According to John Regalbuto, director of the Catalysis and Biocatalysis Program at NSF (National Science Foundation) and chair of an interagency working group on biomass conversion, "Even when solar and wind, in addition to clean coal and nuclear, become highly developed, and cars become electric or plug-in hybrid, we will still need high energy-density gasoline, diesel and jet fuel for planes, trains, trucks, and boats."
"The processes that these teams developed are superb examples of pathways that will enable the sustainable production of these fuels," he added.
The process Virent discovered in early 2006, and announced at the Growing the Bioeconomy conference sponsored by Iowa State University on September 9, 2008, is the subject of patent applications.
That announcement was followed this month by the publication of a separate discovery of the same process in the Dumesic laboratory.
The key to the breakthrough is a process developed by both Dumesic and Cortright called aqueous phase reforming.

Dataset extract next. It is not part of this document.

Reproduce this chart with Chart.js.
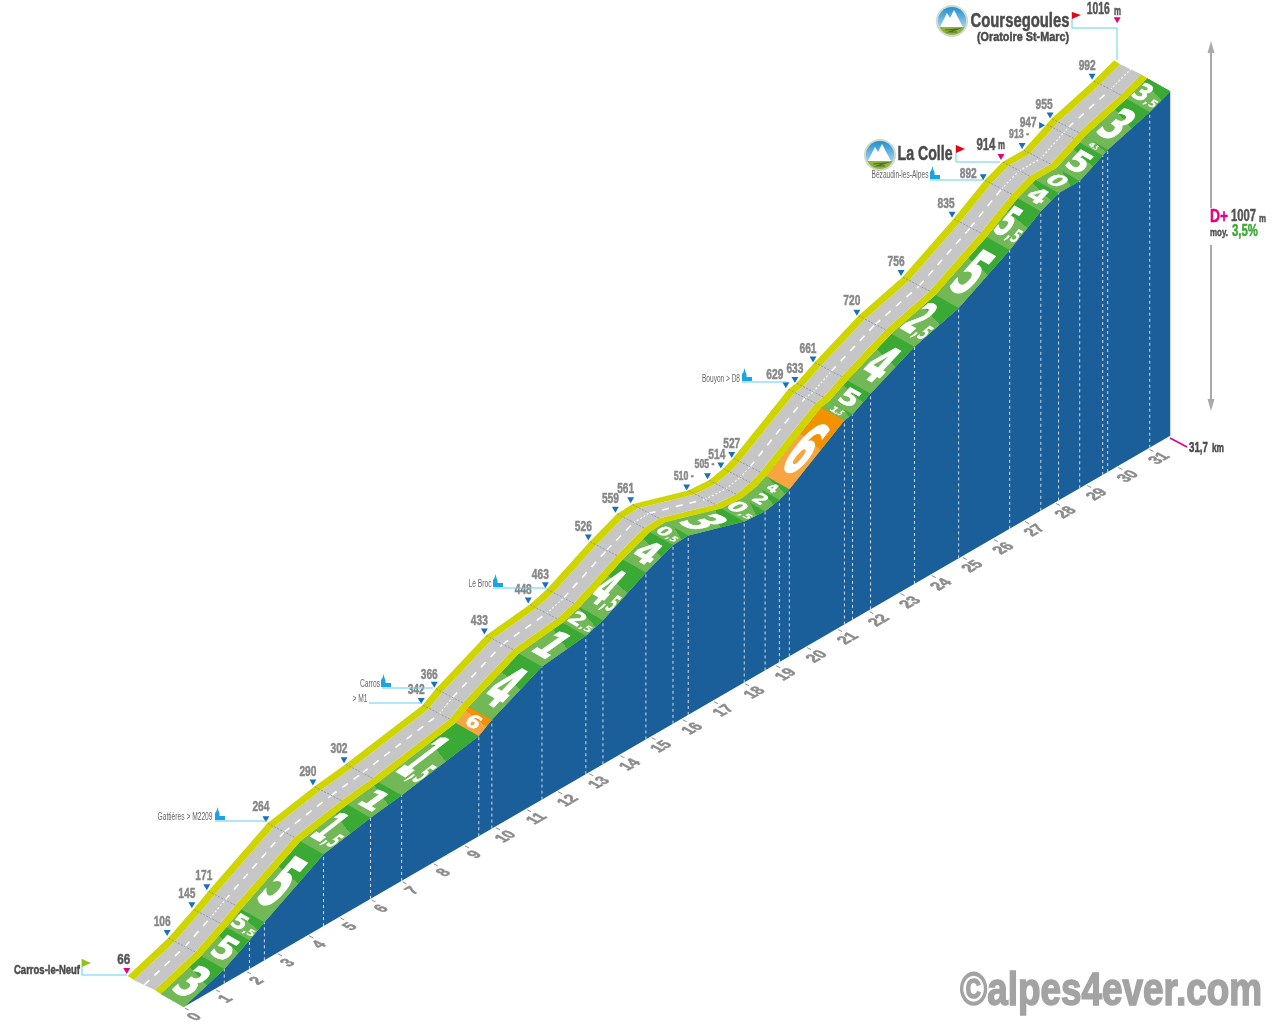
<!DOCTYPE html>
<html>
<head>
<meta charset="utf-8">
<title>Coursegoules</title>
<script src="https://cdn.jsdelivr.net/npm/chart.js@4/dist/chart.umd.js"></script>
<style>
html,body{margin:0;padding:0;background:#fff;}
canvas{display:block;}
</style>
</head>
<body>
<canvas id="profile" width="1280" height="1024"></canvas>
<script>
// values
const kmPoints = [0,1.3,2.11,2.59,4.49,6,7,9.48,9.9,11.51,12.92,13.47,14.85,15.72,16.21,18.01,18.68,19.14,19.46,21.23,21.49,22.07,23.48,24.9,26.54,27.54,28.11,28.79,29.53,29.69,31.04,31.7];
const altitudes = [66,106,145,171,264,290,302,342,366,433,448,463,526,559,561,510,505,514,527,629,633,661,720,756,835,892,914,913,947,955,992,1016];
const gradients = ["3","5","5,5","5","1,5","1","1,5","6","4","1","2,5","4,5","4","0,5","3","0,5","2","4","6","1,5","5","4","2,5","5","5,5","4","0","5","4,5","3","3,5"];
const kmTicks = [0,1,2,3,4,5,6,7,8,9,10,11,12,13,14,15,16,17,18,19,20,21,22,23,24,25,26,27,28,29,30,31];
const peakIndexes = [0,26,31];
const smallLabels = [15,16,27];

// projection of the oblique view
const pxKm = 31.07;
const pxM = 0.362;
const shear = 49.67;
const originX = 184.5;
const originY = 1006;
const baseAlt = 66;
// Chart.js insets the plot area by the size of the markers
const inset = 5;

// depth of the road, in pixels from the lower edge of the gradient band
const bandEdge = {dx:-23,dy:-13};
const yellowEdge = {dx:-29,dy:-17};
const grayEdge = {dx:-50,dy:-27};
const topEdge = {dx:-56,dy:-31};
const midRoad = {dx:-39.5,dy:-22};
const front = {dx:0,dy:0};

const labelDx = [-4,-6,-6.5,-4.5,-6.5,-6.5,-6.5,-6.5,-6.5,-6.5,-6.5,-6.5,-6.5,-6.5,-6.5,-4.5,-4.5,-6.5,-1.5,-13.5,-1.5,-6.5,-6.5,-6.5,-7.5,-16.5,-16.5,-4.5,-18.5,-7.5,-6.5,-16];
const labelDy = [-16,-16,-15,-15,-16,-15,-15,-15,-14,-15,-15,-14,-15,-15,-15,-14,-15,-14,-14,-14,-14,-14,-15,-15,-15,-6,-17,-15,-1,-14,-15,-51];
const markerDy = [-6,-6,-5,-5,-5,-5,-5,-5,-5,-5,-5,-5,-5,-5,-5,-4,-5,-4,-4,-5,-4,-4,-4,-5,-5,-4,-6,-5,1,-4,-5,-41];
const markerDx = [-1,-1,-1.5,-1.5,-1.5,-1.5,-1.5,-1.5,-1.5,-1.5,-1.5,-1.5,-1.5,-1.5,-1.5,-1.5,-1.5,-2.5,-1.5,-2.5,-1.5,-1.5,-1.5,-1.5,-1.5,-1.5,-1.5,-1.5,-5.5,-1.5,-1.5,3];

function xv(km,edge){ return km + edge.dx/pxKm; }
function yv(km,alt,edge){ return alt + shear*km - edge.dy/pxM; }
function pt(i,edge){ return {x:xv(kmPoints[i],edge),y:yv(kmPoints[i],altitudes[i],edge)}; }

function strip(edgeA,edgeB){
    const pts = [];
    for(let i=0;i<kmPoints.length;i++){ pts.push(pt(i,edgeA)); }
    for(let i=kmPoints.length-1;i>=0;i--){ pts.push(pt(i,edgeB)); }
    return pts;
}

function shape(points,color){
    return {data:points,showLine:true,fill:"shape",backgroundColor:color,borderColor:"transparent",borderWidth:0,pointRadius:0,tension:0};
}

function stroke(points,color,width,dash){
    return {data:points,showLine:true,fill:false,borderColor:color,borderWidth:width,borderDash:dash||[],pointRadius:0,tension:0};
}

function bandColor(i,light,dark){
    return function(ctx){
        const sx = ctx.chart.scales.x, sy = ctx.chart.scales.y;
        const a = pt(i,front), b = pt(i+1,front);
        const x0 = sx.getPixelForValue(a.x), y0 = sy.getPixelForValue(a.y);
        const x1 = sx.getPixelForValue(b.x), y1 = sy.getPixelForValue(b.y);
        // scales have no pixels yet on the first pass
        if(!isFinite(x0+y0+x1+y1)){ return dark; }
        const g = ctx.chart.ctx.createLinearGradient(x0,y0,x1,y1);
        g.addColorStop(0,light);
        g.addColorStop(0.57,light);
        g.addColorStop(0.57,dark);
        g.addColorStop(1,dark);
        return g;
    };
}

const layers = [];

// blue face
const face = [];
for(let i=0;i<kmPoints.length;i++){ face.push(pt(i,front)); }
face.push({x:kmPoints[kmPoints.length-1],y:baseAlt+shear*kmPoints[kmPoints.length-1]});
face.push({x:0,y:baseAlt});
layers.push(shape(face,"#1a5e9a"));

// dashed verticals
for(let i=1;i<kmPoints.length-1;i++){
    layers.push(stroke([{x:kmPoints[i],y:baseAlt+shear*kmPoints[i]},pt(i,front)],"#d5dde8",1,[3,3]));
}

// gradient bands
layers.push(shape(strip(front,bandEdge),"#3aaa35"));
for(let i=0;i<gradients.length;i++){
    const hot = gradients[i]==="6";
    const light = hot ? "#f7a541" : "#72b857";
    const dark = hot ? "#f39200" : "#3aaa35";
    layers.push(shape([pt(i,front),pt(i+1,front),pt(i+1,bandEdge),pt(i,bandEdge)],bandColor(i,light,dark)));
}

// road
layers.push(shape(strip(bandEdge,yellowEdge),"#d0d500"));
layers.push(shape(strip(yellowEdge,grayEdge),"#c6c6c6"));
layers.push(shape(strip(grayEdge,topEdge),"#d0d500"));

for(let i=0;i<gradients.length;i++){
    const short = kmPoints[i+1]-kmPoints[i] < 0.75;
    layers.push(stroke([pt(i,midRoad),pt(i+1,midRoad)],"#ffffff",short?1.2:1.6,short?[2,2]:[7,7]));
}
for(let i=1;i<kmPoints.length-1;i++){
    layers.push(stroke([pt(i,yellowEdge),pt(i,topEdge)],"#7f88ad",0.8,[2,1.5]));
}

// altitude markers
const markerData = [];
for(let i=0;i<kmPoints.length;i++){
    const p = pt(i,topEdge);
    markerData.push({x:p.x+markerDx[i]/pxKm,y:p.y-markerDy[i]/pxM});
}
layers.push({
    data:markerData,showLine:false,pointStyle:"triangle",pointRadius:4,borderWidth:0,
    rotation:altitudes.map((a,i)=> i===28 ? 90 : 180),
    backgroundColor:altitudes.map((a,i)=> peakIndexes.includes(i) ? "#e6007e" : "#1b70b8"),
    borderColor:"transparent"
});

const NARROW = '"Liberation Sans Narrow","Liberation Sans",sans-serif';

function label(c,text,cx,cy,size,color,width,weight,heavy){
    c.save();
    c.font = (weight||"bold")+" "+size+"px "+NARROW;
    c.fillStyle = color;
    c.textAlign = "center";
    c.textBaseline = "middle";
    c.translate(cx,cy);
    if(width){ c.scale(width/c.measureText(text).width,1); }
    c.fillText(text,0,0);
    if(!weight){
        c.strokeStyle = color;
        c.lineWidth = heavy||0.5;
        c.strokeText(text,0,0);
    }
    c.restore();
}

function line(c,color,width,pts){
    c.strokeStyle = color;
    c.lineWidth = width;
    c.beginPath();
    pts.forEach((p,i)=>{ if(i===0){c.moveTo(p[0],p[1]);}else{c.lineTo(p[0],p[1]);} });
    c.stroke();
}

function poly(c,color,pts){
    c.fillStyle = color;
    c.beginPath();
    pts.forEach((p,i)=>{ if(i===0){c.moveTo(p[0],p[1]);}else{c.lineTo(p[0],p[1]);} });
    c.closePath();
    c.fill();
}

function church(c,x,y){
    poly(c,"#1aa5e0",[[x,y],[x,y-7],[x+1.5,y-9],[x+2.5,y-13],[x+3.5,y-9],[x+4.5,y-7],[x+4.5,y-4],[x+10,y-4],[x+10,y]]);
}

function badge(c,x,y){
    c.save();
    c.beginPath(); c.arc(x,y,16,0,Math.PI*2); c.fillStyle="#d4d8c8"; c.fill();
    c.beginPath(); c.arc(x,y,14,0,Math.PI*2); c.clip();
    const sky = c.createLinearGradient(0,y-14,0,y+14);
    sky.addColorStop(0,"#1f8fd0"); sky.addColorStop(1,"#cfeaf6");
    c.fillStyle = sky;
    c.fillRect(x-15,y-15,30,30);
    poly(c,"#ffffff",[[x-13,y+8],[x-5,y-8],[x-2,y-3],[x+2,y-11],[x+12,y+8]]);
    poly(c,"#8fb53a",[[x-15,y+6],[x+15,y+6],[x+15,y+15],[x-15,y+15]]);
    line(c,"#4d6b2a",1.2,[[x-7,y+9],[x+6,y+8],[x-3,y+11],[x+5,y+11]]);
    c.restore();
}

function gradientText(c,text,i,sx,sy){
    const a = pt(i,front), b = pt(i+1,front);
    const ax = sx.getPixelForValue(a.x), ay = sy.getPixelForValue(a.y);
    const bx = sx.getPixelForValue(b.x), by = sy.getPixelForValue(b.y);
    const len = Math.hypot(bx-ax,by-ay);
    const vx = (bx-ax)/len, vy = (by-ay)/len;
    const ux = 0.87, uy = 0.49;
    const main = text.split(",")[0];
    const dec = text.includes(",") ? ","+text.split(",")[1] : "";
    const H = Math.min(len*0.66,58);
    const W = Math.min(H*1.05,dec?15:21);
    const cx = (ax+bx)/2 + bandEdge.dx/2, cy = (ay+by)/2 + bandEdge.dy/2;
    c.save();
    c.font = 'bold 100px "DejaVu Sans",sans-serif';
    c.fillStyle = "#ffffff";
    c.strokeStyle = "#ffffff";
    c.lineWidth = 2;
    c.textAlign = "left";
    c.textBaseline = "alphabetic";
    const mainW = c.measureText(main).width;
    const decW = dec ? W*0.8 : 0;
    const total = W + decW;
    const ox = cx - ux*total/2 - vx*H/2, oy = cy - uy*total/2 - vy*H/2;
    c.save();
    c.transform(ux*W/mainW,uy*W/mainW,-vx*H/73,-vy*H/73,ox,oy);
    c.fillText(main,0,0);
    c.strokeText(main,0,0);
    c.restore();
    if(dec){
        const w2 = c.measureText(dec).width;
        const h2 = Math.max(H*0.45,Math.min(H,7));
        c.transform(ux*decW/w2,uy*decW/w2,-vx*h2/73,-vy*h2/73,ox+ux*W,oy+uy*W);
        c.fillText(dec,0,0);
    }
    c.restore();
}

const annotations = {
    id:"annotations",
    afterDraw(chart){
        const c = chart.ctx, sx = chart.scales.x, sy = chart.scales.y;

        // km ticks along the foot of the face
        kmTicks.forEach(k=>{
            const px = sx.getPixelForValue(k), py = sy.getPixelForValue(baseAlt+shear*k);
            line(c,"#8c8c8c",1,[[px+1,py+1],[px+5,py+3]]);
            c.save();
            c.font = "bold 17px "+NARROW;
            c.fillStyle = "#8c8c8c";
            c.strokeStyle = "#8c8c8c";
            c.lineWidth = 0.6;
            c.textAlign = "center";
            c.textBaseline = "middle";
            c.transform(0.866*0.85,-0.5*0.85,0.88,0.47,px+11,py+10);
            c.fillText(String(k),0,0);
            c.strokeText(String(k),0,0);
            c.restore();
        });

        gradients.forEach((g,i)=> gradientText(c,g,i,sx,sy));

        // altitude labels
        altitudes.forEach((a,i)=>{
            const p = pt(i,topEdge);
            const px = sx.getPixelForValue(p.x)+labelDx[i], py = sy.getPixelForValue(p.y)+labelDy[i];
            if(peakIndexes.includes(i) && i>0){
                const w = i===31 ? 23 : 19;
                label(c,String(a),px,py,17,"#555555",w);
            }else if(i===0){
                label(c,String(a),px,py,15,"#555555",13);
            }else if(smallLabels.includes(i)){
                label(c,a+" -",px,py,12,"#878787",20);
            }else{
                label(c,String(a),px,py,15,"#878787",17);
            }
        });
        label(c,"m",1117.5,12,12,"#555555",7);
        label(c,"m",1001.5,146,12,"#555555",7);

        // leader lines
        const cyan = "#62cdf0";
        line(c,cyan,1,[[82,959],[82,975],[127,975]]);
        line(c,cyan,1,[[215,821],[267,821]]);
        line(c,cyan,1,[[382,688],[433,688]]);
        line(c,cyan,1,[[369,703],[422,703]]);
        line(c,cyan,1,[[493,588],[547,588]]);
        line(c,cyan,1,[[742,382],[787,382]]);
        line(c,cyan,1,[[930,180],[983,180]]);
        line(c,cyan,1,[[956,145],[956,162],[1000,162]]);
        line(c,cyan,1,[[1072,12],[1072,28],[1117,28],[1117,60]]);

        // flags
        poly(c,"#95c11f",[[82,959],[91,963],[82,967]]);
        poly(c,"#e30613",[[956,145],[965,149],[956,153]]);
        poly(c,"#e30613",[[1072,12],[1081,15],[1072,19]]);

        [[215,820],[381,687],[493,587],[742,381],[930,179]].forEach(p=> church(c,p[0],p[1]));
        badge(c,880,155);
        badge(c,952,21);

        // place names
        label(c,"Carros-le-Neuf",47,970,13,"#4a4a4a",66);
        label(c,"Coursegoules",1020,21,20,"#4a4a4a",99);
        label(c,"(Oratoire St-Marc)",1023,37,13,"#4a4a4a",92);
        label(c,"La Colle",925,154,20,"#4a4a4a",55);
        label(c,"Gattières > M2209",185,817,10,"#666666",55,"normal");
        label(c,"Carros",370,684,10,"#666666",20,"normal");
        label(c,"> M1",360,699,10,"#666666",15,"normal");
        label(c,"Le Broc",480,584,10,"#666666",23,"normal");
        label(c,"Bouyon > D8",721,379,10,"#666666",38,"normal");
        label(c,"Bézaudin-les-Alpes",900,175,10,"#666666",57,"normal");

        // climb summary on the right
        line(c,"#aaaaaa",2,[[1211,48],[1211,208]]);
        line(c,"#aaaaaa",2,[[1211,245],[1211,404]]);
        poly(c,"#aaaaaa",[[1211,41],[1214.5,53],[1207.5,53]]);
        poly(c,"#aaaaaa",[[1211,411],[1214.5,399],[1207.5,399]]);
        label(c,"D+",1219,217,19,"#e6007e",18);
        label(c,"1007",1243.5,217,16,"#555555",25);
        label(c,"m",1262.5,219,11,"#555555",7);
        label(c,"moy.",1219,233,11,"#555555",18);
        label(c,"3,5%",1245,232,16,"#3aaa35",26);

        line(c,"#e6007e",1.5,[[1170,438],[1187,447]]);
        label(c,"31,7",1198.5,448,15,"#4a4a4a",19);
        label(c,"km",1218,449,12,"#4a4a4a",12);

        label(c,"©alpes4ever.com",1111,992,46,"#a3a3a3",302,null,1.6);
    }
};

new Chart(document.getElementById("profile"),{
    type:"scatter",
    data:{datasets:layers.slice().reverse()},
    options:{
        responsive:false,
        animation:false,
        devicePixelRatio:1,
        events:[],
        plugins:{legend:{display:false},tooltip:{enabled:false},title:{display:false}},
        scales:{
            x:{type:"linear",display:false,min:(inset-originX)/pxKm,max:(1280-inset-originX)/pxKm},
            y:{type:"linear",display:false,min:baseAlt+(originY-1024+inset)/pxM,max:baseAlt+(originY-inset)/pxM}
        }
    },
    plugins:[annotations]
});
</script>
</body>
</html>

In passing a watery slurry of plant-derived sugar and carbohydrates over a series of catalysts-materials that speed up reactions without sacrificing themselves in the process, carbon-rich organic molecules split apart into component elements that recombine to form many of the chemicals that are extracted from non-renewable petroleum.
According to Dumesic, a key feature of the approach is that between the sugar or starch starter materials and the hydrocarbon end products, the chemicals go through an intermediate stage as an organic liquid composed of functional compounds.
"The intermediate compounds retain 95 percent of the energy of the biomass but only about 40 percent of the mass, and can be upgraded into different types of transportation fuels, such as gasoline, jet and diesel fuels," said Dumesic.
"Importantly, the formation of this functional intermediate oil does not require the need for an external source of hydrogen," he added, since hydrogen comes from the slurry itself.
While several years of further development will be needed to refine the process and scale it for production, the promise of gasoline and other petrochemicals from renewable plants has led to broad industrial interest.